▶ _Required work_
Write out each line exactly as given. Leave the pictures out of your copy.

____________

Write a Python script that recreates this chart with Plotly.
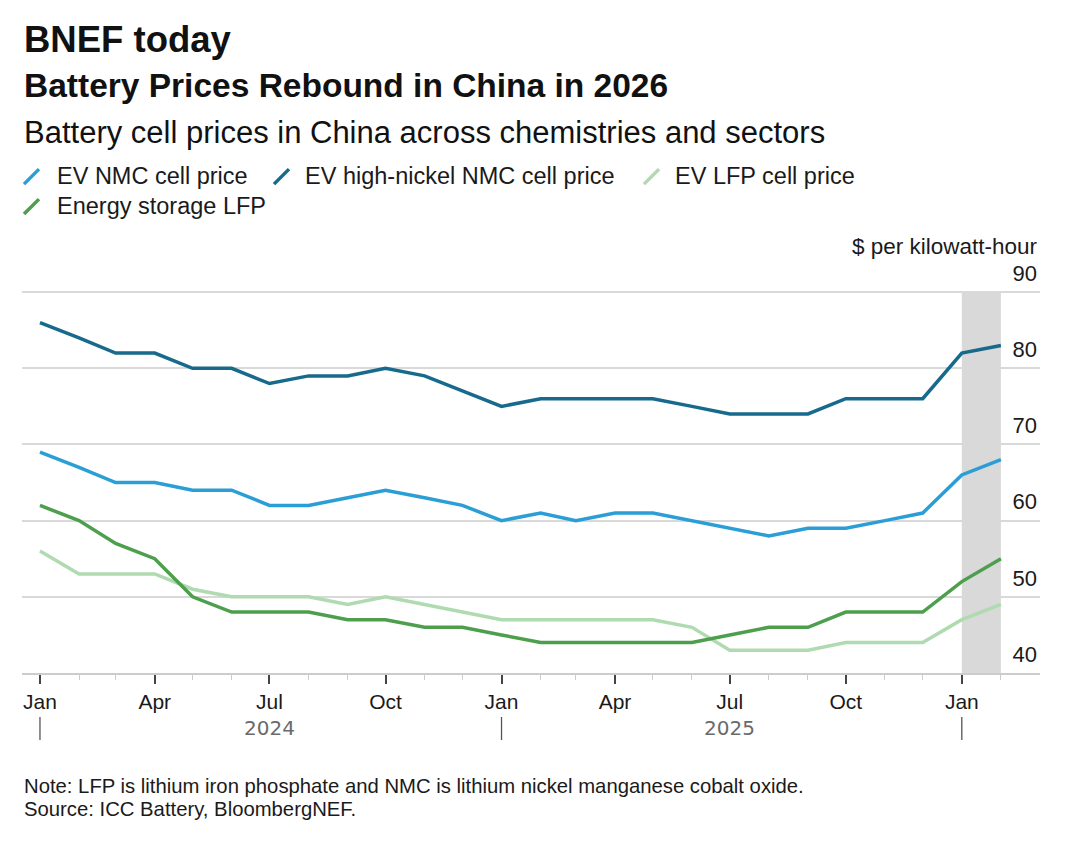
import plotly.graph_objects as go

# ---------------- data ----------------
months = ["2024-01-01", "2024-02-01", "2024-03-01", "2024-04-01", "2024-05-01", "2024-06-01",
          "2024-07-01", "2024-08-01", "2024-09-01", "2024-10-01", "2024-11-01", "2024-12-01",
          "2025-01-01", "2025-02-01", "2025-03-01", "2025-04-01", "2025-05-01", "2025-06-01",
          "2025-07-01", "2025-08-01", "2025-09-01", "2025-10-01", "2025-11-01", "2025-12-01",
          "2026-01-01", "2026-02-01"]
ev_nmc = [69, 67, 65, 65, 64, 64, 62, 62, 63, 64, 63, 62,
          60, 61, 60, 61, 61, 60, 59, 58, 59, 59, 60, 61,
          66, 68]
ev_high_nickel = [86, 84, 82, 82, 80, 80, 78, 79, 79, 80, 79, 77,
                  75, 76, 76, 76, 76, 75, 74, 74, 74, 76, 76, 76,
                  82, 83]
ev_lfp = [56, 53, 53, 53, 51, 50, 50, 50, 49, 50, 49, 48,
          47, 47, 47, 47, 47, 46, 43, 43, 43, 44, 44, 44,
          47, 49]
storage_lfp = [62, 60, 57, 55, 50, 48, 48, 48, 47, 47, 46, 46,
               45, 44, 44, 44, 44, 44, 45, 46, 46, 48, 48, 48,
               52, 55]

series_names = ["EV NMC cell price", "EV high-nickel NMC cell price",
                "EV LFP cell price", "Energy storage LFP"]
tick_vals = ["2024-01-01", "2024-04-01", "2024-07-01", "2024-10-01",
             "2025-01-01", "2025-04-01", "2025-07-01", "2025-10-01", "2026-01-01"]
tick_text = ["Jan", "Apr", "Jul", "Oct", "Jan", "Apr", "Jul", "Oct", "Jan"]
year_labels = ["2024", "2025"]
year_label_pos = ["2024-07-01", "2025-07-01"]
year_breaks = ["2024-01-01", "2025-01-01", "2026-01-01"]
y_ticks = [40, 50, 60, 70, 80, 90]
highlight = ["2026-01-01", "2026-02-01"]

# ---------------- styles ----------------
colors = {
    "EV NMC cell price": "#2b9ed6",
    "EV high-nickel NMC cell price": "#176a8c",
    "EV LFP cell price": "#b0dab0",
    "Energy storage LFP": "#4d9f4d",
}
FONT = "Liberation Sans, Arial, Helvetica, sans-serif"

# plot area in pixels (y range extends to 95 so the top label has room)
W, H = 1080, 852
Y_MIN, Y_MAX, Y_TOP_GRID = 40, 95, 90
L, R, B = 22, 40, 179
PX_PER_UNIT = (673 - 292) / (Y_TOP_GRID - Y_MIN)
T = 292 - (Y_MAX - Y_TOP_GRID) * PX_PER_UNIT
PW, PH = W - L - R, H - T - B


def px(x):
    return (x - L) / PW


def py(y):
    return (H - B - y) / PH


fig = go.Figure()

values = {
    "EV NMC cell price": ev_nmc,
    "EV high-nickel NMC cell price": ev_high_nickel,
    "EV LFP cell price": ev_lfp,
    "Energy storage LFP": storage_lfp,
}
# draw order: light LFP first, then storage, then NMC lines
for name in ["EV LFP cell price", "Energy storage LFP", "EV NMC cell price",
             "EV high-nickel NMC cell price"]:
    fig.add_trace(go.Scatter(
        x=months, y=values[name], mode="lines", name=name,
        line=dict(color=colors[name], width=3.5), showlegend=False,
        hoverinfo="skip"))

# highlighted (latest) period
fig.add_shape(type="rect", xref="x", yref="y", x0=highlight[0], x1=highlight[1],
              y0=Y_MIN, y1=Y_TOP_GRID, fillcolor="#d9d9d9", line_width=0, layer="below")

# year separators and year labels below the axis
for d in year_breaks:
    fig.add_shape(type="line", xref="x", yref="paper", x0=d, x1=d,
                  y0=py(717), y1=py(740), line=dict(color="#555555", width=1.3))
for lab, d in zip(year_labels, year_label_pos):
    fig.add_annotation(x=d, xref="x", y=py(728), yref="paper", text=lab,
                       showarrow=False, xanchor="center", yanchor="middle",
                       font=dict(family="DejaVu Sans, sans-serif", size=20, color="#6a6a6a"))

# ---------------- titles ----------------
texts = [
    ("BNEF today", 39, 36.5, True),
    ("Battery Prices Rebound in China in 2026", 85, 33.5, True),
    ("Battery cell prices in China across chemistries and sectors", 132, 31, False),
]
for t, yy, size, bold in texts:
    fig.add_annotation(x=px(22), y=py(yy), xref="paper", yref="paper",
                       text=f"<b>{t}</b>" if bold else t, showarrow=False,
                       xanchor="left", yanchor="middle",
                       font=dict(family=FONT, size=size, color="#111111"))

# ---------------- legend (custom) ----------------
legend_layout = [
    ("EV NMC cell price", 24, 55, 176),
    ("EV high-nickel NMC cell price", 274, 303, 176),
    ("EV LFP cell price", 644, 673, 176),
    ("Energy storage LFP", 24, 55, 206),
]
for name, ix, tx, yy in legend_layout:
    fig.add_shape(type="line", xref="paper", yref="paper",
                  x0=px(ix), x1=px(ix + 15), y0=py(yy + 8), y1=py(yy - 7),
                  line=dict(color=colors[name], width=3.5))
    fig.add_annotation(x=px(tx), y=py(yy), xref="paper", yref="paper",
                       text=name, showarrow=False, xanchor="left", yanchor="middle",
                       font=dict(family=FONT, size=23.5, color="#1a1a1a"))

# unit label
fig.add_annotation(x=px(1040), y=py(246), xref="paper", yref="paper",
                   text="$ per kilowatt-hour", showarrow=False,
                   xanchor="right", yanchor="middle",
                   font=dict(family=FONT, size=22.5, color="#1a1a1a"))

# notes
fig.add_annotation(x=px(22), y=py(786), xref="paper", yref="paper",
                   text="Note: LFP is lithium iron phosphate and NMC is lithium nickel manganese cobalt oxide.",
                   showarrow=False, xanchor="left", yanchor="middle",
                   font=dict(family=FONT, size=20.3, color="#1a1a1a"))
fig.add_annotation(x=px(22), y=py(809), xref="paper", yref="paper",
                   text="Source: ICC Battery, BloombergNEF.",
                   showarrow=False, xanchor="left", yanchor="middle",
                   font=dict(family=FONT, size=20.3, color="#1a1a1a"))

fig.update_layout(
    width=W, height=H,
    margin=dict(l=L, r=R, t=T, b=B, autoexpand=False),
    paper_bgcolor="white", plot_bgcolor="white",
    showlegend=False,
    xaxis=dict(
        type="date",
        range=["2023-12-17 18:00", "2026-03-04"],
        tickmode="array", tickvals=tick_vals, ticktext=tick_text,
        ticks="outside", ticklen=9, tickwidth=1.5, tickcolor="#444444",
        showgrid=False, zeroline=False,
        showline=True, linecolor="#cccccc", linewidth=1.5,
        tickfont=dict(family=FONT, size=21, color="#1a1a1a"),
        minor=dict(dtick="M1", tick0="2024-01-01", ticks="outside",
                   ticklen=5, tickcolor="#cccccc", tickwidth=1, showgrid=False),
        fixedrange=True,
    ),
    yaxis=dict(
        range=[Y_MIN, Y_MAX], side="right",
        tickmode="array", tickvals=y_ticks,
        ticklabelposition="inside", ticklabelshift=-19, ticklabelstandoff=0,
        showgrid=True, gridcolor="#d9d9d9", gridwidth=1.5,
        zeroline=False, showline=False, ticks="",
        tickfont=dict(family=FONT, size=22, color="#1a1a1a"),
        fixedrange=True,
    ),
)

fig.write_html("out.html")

____________

▶ _Full answer_
Write a Python script that recreates this chart with Plotly.
import plotly.graph_objects as go

# ---------------- data ----------------
months = ["2024-01-01", "2024-02-01", "2024-03-01", "2024-04-01", "2024-05-01", "2024-06-01",
          "2024-07-01", "2024-08-01", "2024-09-01", "2024-10-01", "2024-11-01", "2024-12-01",
          "2025-01-01", "2025-02-01", "2025-03-01", "2025-04-01", "2025-05-01", "2025-06-01",
          "2025-07-01", "2025-08-01", "2025-09-01", "2025-10-01", "2025-11-01", "2025-12-01",
          "2026-01-01", "2026-02-01"]
ev_nmc = [69, 67, 65, 65, 64, 64, 62, 62, 63, 64, 63, 62,
          60, 61, 60, 61, 61, 60, 59, 58, 59, 59, 60, 61,
          66, 68]
ev_high_nickel = [86, 84, 82, 82, 80, 80, 78, 79, 79, 80, 79, 77,
                  75, 76, 76, 76, 76, 75, 74, 74, 74, 76, 76, 76,
                  82, 83]
ev_lfp = [56, 53, 53, 53, 51, 50, 50, 50, 49, 50, 49, 48,
          47, 47, 47, 47, 47, 46, 43, 43, 43, 44, 44, 44,
          47, 49]
storage_lfp = [62, 60, 57, 55, 50, 48, 48, 48, 47, 47, 46, 46,
               45, 44, 44, 44, 44, 44, 45, 46, 46, 48, 48, 48,
               52, 55]

series_names = ["EV NMC cell price", "EV high-nickel NMC cell price",
                "EV LFP cell price", "Energy storage LFP"]
tick_vals = ["2024-01-01", "2024-04-01", "2024-07-01", "2024-10-01",
             "2025-01-01", "2025-04-01", "2025-07-01", "2025-10-01", "2026-01-01"]
tick_text = ["Jan", "Apr", "Jul", "Oct", "Jan", "Apr", "Jul", "Oct", "Jan"]
year_labels = ["2024", "2025"]
year_label_pos = ["2024-07-01", "2025-07-01"]
year_breaks = ["2024-01-01", "2025-01-01", "2026-01-01"]
y_ticks = [40, 50, 60, 70, 80, 90]
highlight = ["2026-01-01", "2026-02-01"]

# ---------------- styles ----------------
colors = {
    "EV NMC cell price": "#2b9ed6",
    "EV high-nickel NMC cell price": "#176a8c",
    "EV LFP cell price": "#b0dab0",
    "Energy storage LFP": "#4d9f4d",
}
FONT = "Liberation Sans, Arial, Helvetica, sans-serif"

# plot area in pixels (y range extends to 95 so the top label has room)
W, H = 1080, 852
Y_MIN, Y_MAX, Y_TOP_GRID = 40, 95, 90
L, R, B = 22, 40, 179
PX_PER_UNIT = (673 - 292) / (Y_TOP_GRID - Y_MIN)
T = 292 - (Y_MAX - Y_TOP_GRID) * PX_PER_UNIT
PW, PH = W - L - R, H - T - B


def px(x):
    return (x - L) / PW


def py(y):
    return (H - B - y) / PH


fig = go.Figure()

values = {
    "EV NMC cell price": ev_nmc,
    "EV high-nickel NMC cell price": ev_high_nickel,
    "EV LFP cell price": ev_lfp,
    "Energy storage LFP": storage_lfp,
}
# draw order: light LFP first, then storage, then NMC lines
for name in ["EV LFP cell price", "Energy storage LFP", "EV NMC cell price",
             "EV high-nickel NMC cell price"]:
    fig.add_trace(go.Scatter(
        x=months, y=values[name], mode="lines", name=name,
        line=dict(color=colors[name], width=3.5), showlegend=False,
        hoverinfo="skip"))

# highlighted (latest) period
fig.add_shape(type="rect", xref="x", yref="y", x0=highlight[0], x1=highlight[1],
              y0=Y_MIN, y1=Y_TOP_GRID, fillcolor="#d9d9d9", line_width=0, layer="below")

# year separators and year labels below the axis
for d in year_breaks:
    fig.add_shape(type="line", xref="x", yref="paper", x0=d, x1=d,
                  y0=py(717), y1=py(740), line=dict(color="#555555", width=1.3))
for lab, d in zip(year_labels, year_label_pos):
    fig.add_annotation(x=d, xref="x", y=py(728), yref="paper", text=lab,
                       showarrow=False, xanchor="center", yanchor="middle",
                       font=dict(family="DejaVu Sans, sans-serif", size=20, color="#6a6a6a"))

# ---------------- titles ----------------
texts = [
    ("BNEF today", 39, 36.5, True),
    ("Battery Prices Rebound in China in 2026", 85, 33.5, True),
    ("Battery cell prices in China across chemistries and sectors", 132, 31, False),
]
for t, yy, size, bold in texts:
    fig.add_annotation(x=px(22), y=py(yy), xref="paper", yref="paper",
                       text=f"<b>{t}</b>" if bold else t, showarrow=False,
                       xanchor="left", yanchor="middle",
                       font=dict(family=FONT, size=size, color="#111111"))

# ---------------- legend (custom) ----------------
legend_layout = [
    ("EV NMC cell price", 24, 55, 176),
    ("EV high-nickel NMC cell price", 274, 303, 176),
    ("EV LFP cell price", 644, 673, 176),
    ("Energy storage LFP", 24, 55, 206),
]
for name, ix, tx, yy in legend_layout:
    fig.add_shape(type="line", xref="paper", yref="paper",
                  x0=px(ix), x1=px(ix + 15), y0=py(yy + 8), y1=py(yy - 7),
                  line=dict(color=colors[name], width=3.5))
    fig.add_annotation(x=px(tx), y=py(yy), xref="paper", yref="paper",
                       text=name, showarrow=False, xanchor="left", yanchor="middle",
                       font=dict(family=FONT, size=23.5, color="#1a1a1a"))

# unit label
fig.add_annotation(x=px(1040), y=py(246), xref="paper", yref="paper",
                   text="$ per kilowatt-hour", showarrow=False,
                   xanchor="right", yanchor="middle",
                   font=dict(family=FONT, size=22.5, color="#1a1a1a"))

# notes
fig.add_annotation(x=px(22), y=py(786), xref="paper", yref="paper",
                   text="Note: LFP is lithium iron phosphate and NMC is lithium nickel manganese cobalt oxide.",
                   showarrow=False, xanchor="left", yanchor="middle",
                   font=dict(family=FONT, size=20.3, color="#1a1a1a"))
fig.add_annotation(x=px(22), y=py(809), xref="paper", yref="paper",
                   text="Source: ICC Battery, BloombergNEF.",
                   showarrow=False, xanchor="left", yanchor="middle",
                   font=dict(family=FONT, size=20.3, color="#1a1a1a"))

fig.update_layout(
    width=W, height=H,
    margin=dict(l=L, r=R, t=T, b=B, autoexpand=False),
    paper_bgcolor="white", plot_bgcolor="white",
    showlegend=False,
    xaxis=dict(
        type="date",
        range=["2023-12-17 18:00", "2026-03-04"],
        tickmode="array", tickvals=tick_vals, ticktext=tick_text,
        ticks="outside", ticklen=9, tickwidth=1.5, tickcolor="#444444",
        showgrid=False, zeroline=False,
        showline=True, linecolor="#cccccc", linewidth=1.5,
        tickfont=dict(family=FONT, size=21, color="#1a1a1a"),
        minor=dict(dtick="M1", tick0="2024-01-01", ticks="outside",
                   ticklen=5, tickcolor="#cccccc", tickwidth=1, showgrid=False),
        fixedrange=True,
    ),
    yaxis=dict(
        range=[Y_MIN, Y_MAX], side="right",
        tickmode="array", tickvals=y_ticks,
        ticklabelposition="inside", ticklabelshift=-19, ticklabelstandoff=0,
        showgrid=True, gridcolor="#d9d9d9", gridwidth=1.5,
        zeroline=False, showline=False, ticks="",
        tickfont=dict(family=FONT, size=22, color="#1a1a1a"),
        fixedrange=True,
    ),
)

fig.write_html("out.html")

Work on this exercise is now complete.